| Your task |
Give the data again exactly as written, skipping any pictures.

| Recorded information |
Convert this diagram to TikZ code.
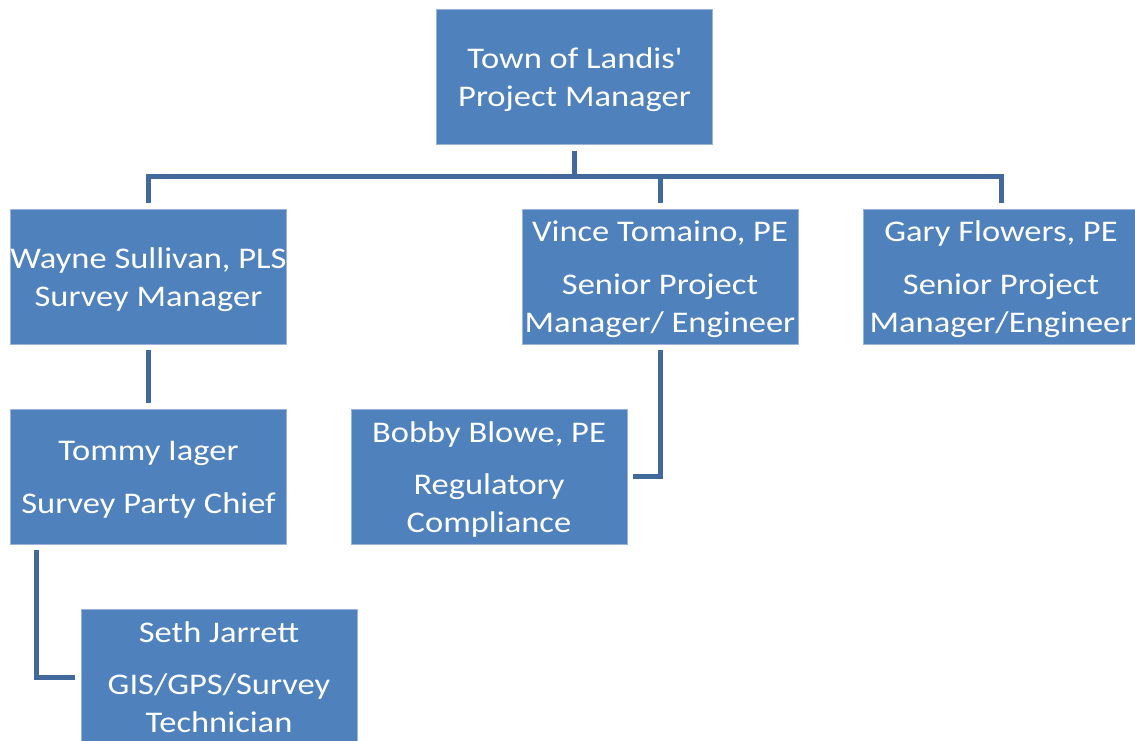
\documentclass[tikz,border=0pt]{standalone}
\usepackage{fontspec}
\setmainfont{Carlito}[FakeStretch=1.15]
\usetikzlibrary{calc}
\definecolor{boxfill}{HTML}{4F81BD}
\definecolor{boxline}{HTML}{9AB5D9}
\definecolor{connc}{HTML}{41699C}
\begin{document}
\begin{tikzpicture}[x=1pt,y=-1pt,
  box/.style={fill=boxfill,draw=boxline,line width=0.8pt,minimum width=276pt,minimum height=135pt,inner sep=0pt},
  txt/.style={text=white,align=center,font=\fontsize{30}{38.5}\selectfont,inner sep=0pt,yshift=-3pt},
  conn/.style={draw=connc,line width=5pt,line join=miter}]
\useasboundingbox (0,0) rectangle (1135,741);
\clip (0,0) rectangle (1135,741);
% boxes
\node[box] (top)   at (574.5,76.75) {};
\node[box] (wayne) at (148.5,276.5) {};
\node[box] (vince) at (660,276.5) {};
\node[box] (gary)  at (1001,276.5) {};
\node[box] (tommy) at (148.5,476.5) {};
\node[box] (bobby) at (489,476.5) {};
\node[box] (seth)  at (219,677) {};
% texts
\node[txt] (topt)   at (top)   {Town of Landis\textquotesingle\\Project Manager};
\node[txt] (waynet) at (wayne) {Wayne Sullivan, PLS\\Survey Manager};
\node[txt] (vincet) at (vince) {Vince Tomaino, PE\\[14pt]Senior Project\\Manager/ Engineer};
\node[txt] (garyt)  at (gary)  {Gary Flowers, PE\\[14pt]Senior Project\\Manager/Engineer};
\node[txt] (tommyt) at (tommy) {Tommy Iager\\[14.5pt]Survey Party Chief};
\node[txt] (bobbyt) at (bobby) {Bobby Blowe, PE\\[13.5pt]Regulatory\\Compliance};
\node[txt,yshift=2.5pt] (setht)  at (seth)  {Seth Jarrett\\[13pt]GIS/GPS/Survey\\Technician};
% connectors
\coordinate (busy) at (0,176.5);
\coordinate (leftx) at (36,0);
\draw[conn] ($(top.south)+(0,6)$) -- (top.south |- busy);
\draw[conn] ($(wayne.north)+(0,-6)$) -- (wayne.north |- busy) -- (gary.north |- busy) -- ($(gary.north)+(0,-6)$);
\draw[conn] ($(vince.north)+(0,-6)$) -- (vince.north |- busy);
\draw[conn] ($(wayne.south)+(0,6)$) -- ($(tommy.north)+(0,-6)$);
\draw[conn] ($(vince.south)+(0,6)$) |- ($(bobby.east)+(6,0)$);
\draw[conn] ($(tommy.south -| leftx)+(0,6)$) |- ($(seth.west)+(-6,0)$);
\end{tikzpicture}
\end{document}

| The reply |
Convert this diagram to TikZ code.
\documentclass[tikz,border=0pt]{standalone}
\usepackage{fontspec}
\setmainfont{Carlito}[FakeStretch=1.15]
\usetikzlibrary{calc}
\definecolor{boxfill}{HTML}{4F81BD}
\definecolor{boxline}{HTML}{9AB5D9}
\definecolor{connc}{HTML}{41699C}
\begin{document}
\begin{tikzpicture}[x=1pt,y=-1pt,
  box/.style={fill=boxfill,draw=boxline,line width=0.8pt,minimum width=276pt,minimum height=135pt,inner sep=0pt},
  txt/.style={text=white,align=center,font=\fontsize{30}{38.5}\selectfont,inner sep=0pt,yshift=-3pt},
  conn/.style={draw=connc,line width=5pt,line join=miter}]
\useasboundingbox (0,0) rectangle (1135,741);
\clip (0,0) rectangle (1135,741);
% boxes
\node[box] (top)   at (574.5,76.75) {};
\node[box] (wayne) at (148.5,276.5) {};
\node[box] (vince) at (660,276.5) {};
\node[box] (gary)  at (1001,276.5) {};
\node[box] (tommy) at (148.5,476.5) {};
\node[box] (bobby) at (489,476.5) {};
\node[box] (seth)  at (219,677) {};
% texts
\node[txt] (topt)   at (top)   {Town of Landis\textquotesingle\\Project Manager};
\node[txt] (waynet) at (wayne) {Wayne Sullivan, PLS\\Survey Manager};
\node[txt] (vincet) at (vince) {Vince Tomaino, PE\\[14pt]Senior Project\\Manager/ Engineer};
\node[txt] (garyt)  at (gary)  {Gary Flowers, PE\\[14pt]Senior Project\\Manager/Engineer};
\node[txt] (tommyt) at (tommy) {Tommy Iager\\[14.5pt]Survey Party Chief};
\node[txt] (bobbyt) at (bobby) {Bobby Blowe, PE\\[13.5pt]Regulatory\\Compliance};
\node[txt,yshift=2.5pt] (setht)  at (seth)  {Seth Jarrett\\[13pt]GIS/GPS/Survey\\Technician};
% connectors
\coordinate (busy) at (0,176.5);
\coordinate (leftx) at (36,0);
\draw[conn] ($(top.south)+(0,6)$) -- (top.south |- busy);
\draw[conn] ($(wayne.north)+(0,-6)$) -- (wayne.north |- busy) -- (gary.north |- busy) -- ($(gary.north)+(0,-6)$);
\draw[conn] ($(vince.north)+(0,-6)$) -- (vince.north |- busy);
\draw[conn] ($(wayne.south)+(0,6)$) -- ($(tommy.north)+(0,-6)$);
\draw[conn] ($(vince.south)+(0,6)$) |- ($(bobby.east)+(6,0)$);
\draw[conn] ($(tommy.south -| leftx)+(0,6)$) |- ($(seth.west)+(-6,0)$);
\end{tikzpicture}
\end{document}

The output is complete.